Title

The Tension between Online Security and Efficiency in Relation to Online Business

Document Type

Thesis

Publication Date

2003

Advisor

Noreen Herzfeld, Computer Science

Abstract

In order to better understand the internet security issues related to e-commerce, I will first describe the method that the internet uses for sending information. Communication over the Internet uses the Transmission Control Protocol/Internet Protocol (TCP/IP), which sends information from one computer to another though a variety of intermediate computers and separate networks before the data reaches its intended destination. TCP/IP’s flexibility has led to its worldwide acceptance; however, because TCP/IP allows information to pass though intermediate computers, it is possible for a third party to interfere with communications through eavesdropping and tampering. In the act of eavesdropping, the information sent remains unscarred, but its privacy is compromised. In tampering, information is changed or replaced at some intermediate computer and then sent on to the receiving computer. Impersonation, including spoofing and misrepresentation, is also an online problem that businesses must face. This problem occurs when someone either takes on somebody else’s actual identity, or when someone takes on an imagined persona.

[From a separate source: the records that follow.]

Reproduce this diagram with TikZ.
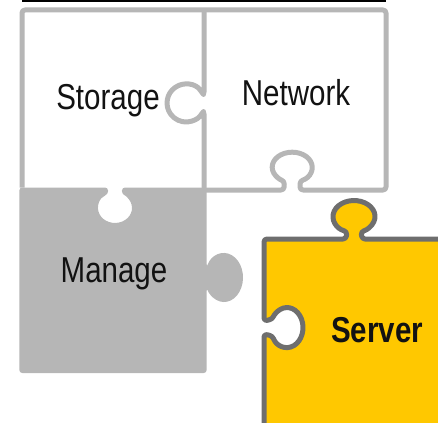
\documentclass[tikz,border=0pt]{standalone}
\usepackage{fontspec}
\setmainfont{Liberation Sans}[FakeStretch=0.82]
\usepackage{tikz}
\definecolor{piece_gray}{RGB}{182,182,182}
\definecolor{edge_gray}{RGB}{110,110,110}
\definecolor{piece_yellow}{RGB}{255,200,0}

\begin{document}
\begin{tikzpicture}[x=1pt,y=1pt,
	piece_label/.style={anchor=base,inner sep=0pt,text=black!93,font=\fontsize{36}{40}\selectfont},
	light_edge/.style={draw=piece_gray,line width=5pt,line join=round,rounded corners=3pt},
	dark_piece/.style={fill=piece_yellow,draw=edge_gray,line width=5pt,line join=round,rounded corners=3pt}]

		\useasboundingbox (0,0) rectangle (438,-422);
		\fill[black] (22,0) rectangle (386,-2);

		% storage + network
		\draw[light_edge] (22,-187.5) -- (22,-10) -- (386,-10) -- (386,-190) -- (300,-190) -- (300,-181)
			arc[start angle=-67,end angle=247,x radius=20,y radius=15] -- (284,-190) -- (204,-190);
		\draw[light_edge] (204,-10) -- (204,-95) -- (201.6,-92.1)
			arc[start angle=35,end angle=325,radius=19] -- (204,-111) -- (204,-190);

		% manage
		\fill[piece_gray,rounded corners=3pt] (19.3,-187.5) -- (108,-187.5) -- (108,-194.3)
			arc[start angle=114.3,end angle=425.7,x radius=17,y radius=15] -- (122,-187.5) -- (206.7,-187.5) -- (206.7,-267.4)
			arc[start angle=155.6,end angle=-155.6,x radius=19,y radius=24.5] -- (206.7,-373) -- (19.3,-373) -- cycle;

		% server
		\filldraw[dark_piece] (264,-430) -- (264,-334) -- (272.5,-336)
			arc[start angle=-155,end angle=155,x radius=16,y radius=20] -- (264,-321) -- (264,-239) -- (346,-239) -- (347,-231.6)
			arc[start angle=250.5,end angle=-70.5,x radius=21,y radius=16] -- (362,-239) -- (445,-239) -- (445,-430) -- cycle;

		\node[piece_label] (1) at (108,-110) {Storage};
		\node[piece_label] (2) at (296,-106) {Network};
		\node[piece_label] (3) at (114,-282) {Manage};
		\node[piece_label,font=\fontsize{36}{40}\selectfont\bfseries] (4) at (377,-342) {Server};
		\end{tikzpicture}
\end{document}
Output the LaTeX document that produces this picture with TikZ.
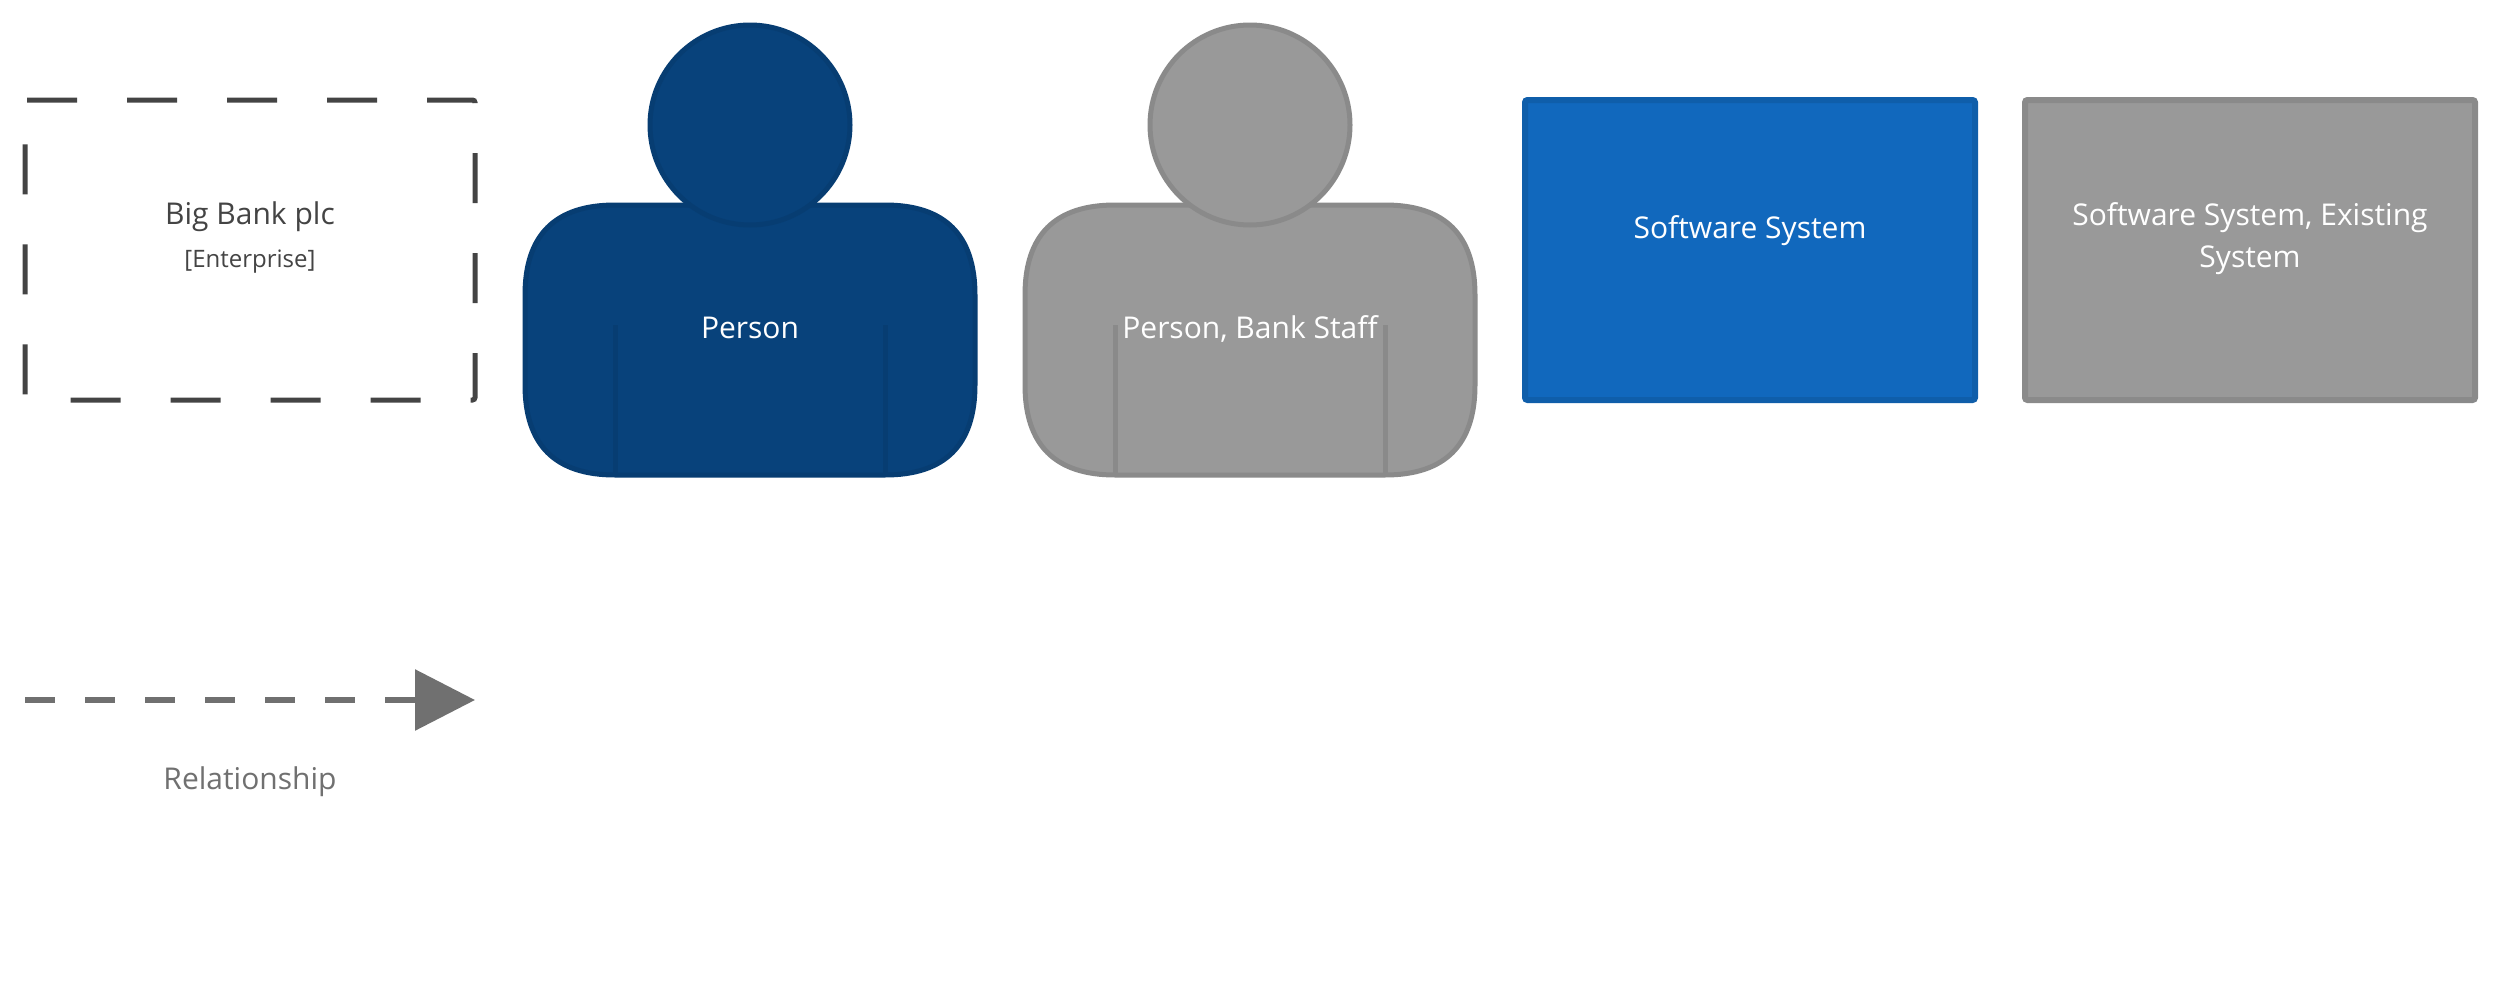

The potential exists to avoid many of these security issues through the use of security methods; however, as mentioned earlier, increasing online security often creates a tension between security and efficiency. This tension occurs in the form of increased processing power and the high economic cost of efficiency software. High economic costs of efficiency software can be detrimental to the survival of small businesses, causing many small businesses to compromise their security. In order to create a suitable environment for business transactions, steps should be taken to allow all sizes of business to provide adequate security online.